British Columbia already has "Hollywood North." Vancouver doubles for every American city on television. You've watched Seattle, San Francisco, New York, and Chicago — but you were actually watching Vancouver with different street signs.
This is our superpower. And it's about to get significantly more powerful.
The Current Landscape:
British Columbia:
- $4.5+ billion annual film production
- Major studios: Vancouver Film Studios, Bridge Studios, Mammoth Studios
- Productions: Deadpool, The Adam Project, Supernatural (15 seasons), countless Hallmark movies (we're not proud, but we're profitable)
- Tax credits: Competitive, well-established
Oregon:
- Smaller but scrappy industry
- Portland's indie film scene is legendary
- Productions: Portlandia (duh), Wild, The Goonies, Twilight (they're not proud either)
- Laika Animation Studios (Coraline, Kubo) — stop-motion excellence
- Tax credits: Oregon has them, less generous than BC
Hawaii:
- Stunning locations, obviously
- Productions: Jurassic Park franchise, Lost, Hawaii Five-0, Moana (animated, but spiritually Hawaiian)
- Limited studio infrastructure
- High production costs (everything shipped in)
- Tax credits: Yes, but complicated
The Combined Vision:
Imagine a unified Pacific film jurisdiction:
| Location Type | Best Option |
| Urban/any city | Vancouver |
| Weird/indie/quirky | Portland |
| Forest/Pacific Northwest | Oregon/BC |
| Tropical/beach/paradise | Hawaii |
| Apocalyptic wasteland | Also Vancouver (we're versatile) |
A production could seamlessly move between jurisdictions:
- Principal photography: Vancouver (studios, crews, infrastructure)

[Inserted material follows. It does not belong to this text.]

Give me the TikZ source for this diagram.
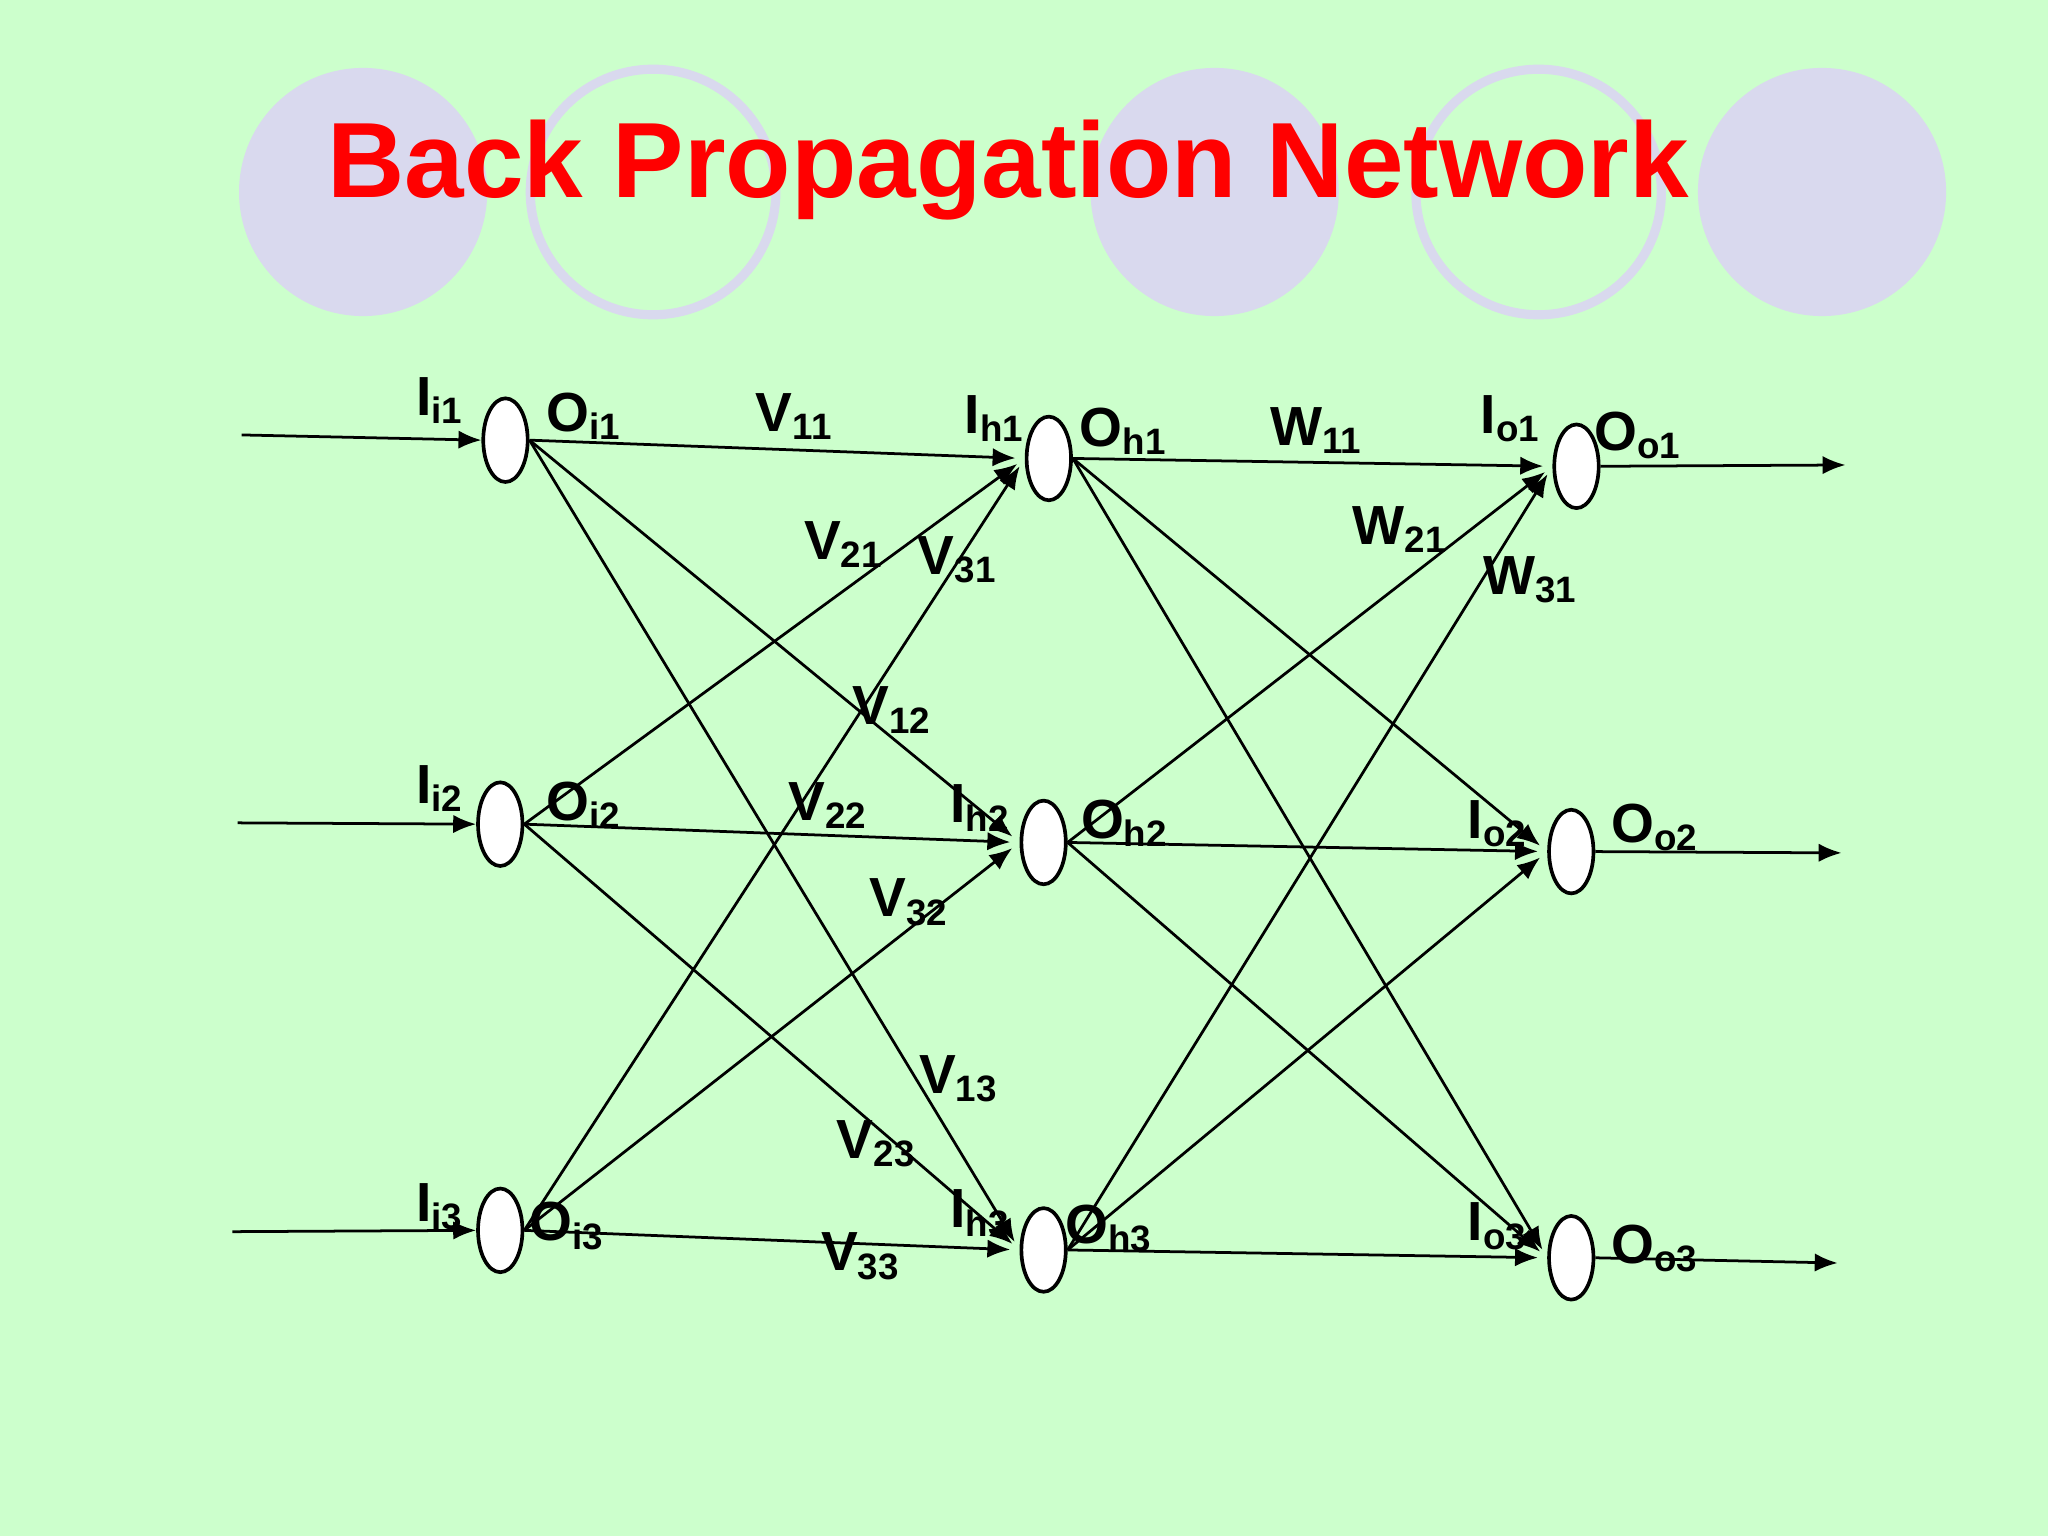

- Location shoots: Oregon coast, Hawaiian beaches, BC mountains
- Post-production: Consolidated facilities
- Animation: Laika (Oregon) + BC animation studios
The Laika Question:
Laika Animation Studios in Hillsboro, Oregon is a gem. Stop-motion animation at the highest level. Coraline, ParaNorman, Kubo and the Two Strings, Missing Link.
Under this partnership:
- Laika remains in Oregon
- Co-production agreements with BC animation industry
- Shared talent pipeline
- Joint training programs
We don't want to absorb Laika. We want to be worthy of Laika.
Hawaii's Role:
Hawaii has been "Location, Hawaii" for decades — beautiful backdrops but limited local industry development.
Partnership opportunity:
- Develop Hawaiian studio infrastructure — not everything needs to ship from LA
- Train local crews — Hawaiian film industry jobs for Hawaiians
- Indigenous storytelling — Hawaiian stories told by Hawaiian creators, supported by provincial resources
- Sustainable production practices — Hawaii is ecologically fragile; film production must respect that
The Tax Credit Harmonization Challenge:
Three different tax credit systems. Three different qualifying criteria. This is a mess.
Options:
- BC system dominates — Oregon and Hawaii adopt BC's framework
- Best of all three — Create new unified system taking strongest elements
- Regional variation — Different credits for different location types
This needs negotiation. We welcome input from industry professionals.
Discussion Questions:
- How do we prevent Vancouver from cannibalizing Oregon/Hawaii production, vs. developing each region's strengths?
- Should there be a "local content" requirement ensuring each region's stories get told?
- How do we address the environmental impact of film production, especially in Hawaii?
- Is there a future in joint BC-Oregon-Hawaii original content? A "Cascadia Studios" brand?
- The Hallmark movie industrial complex: blessing or curse?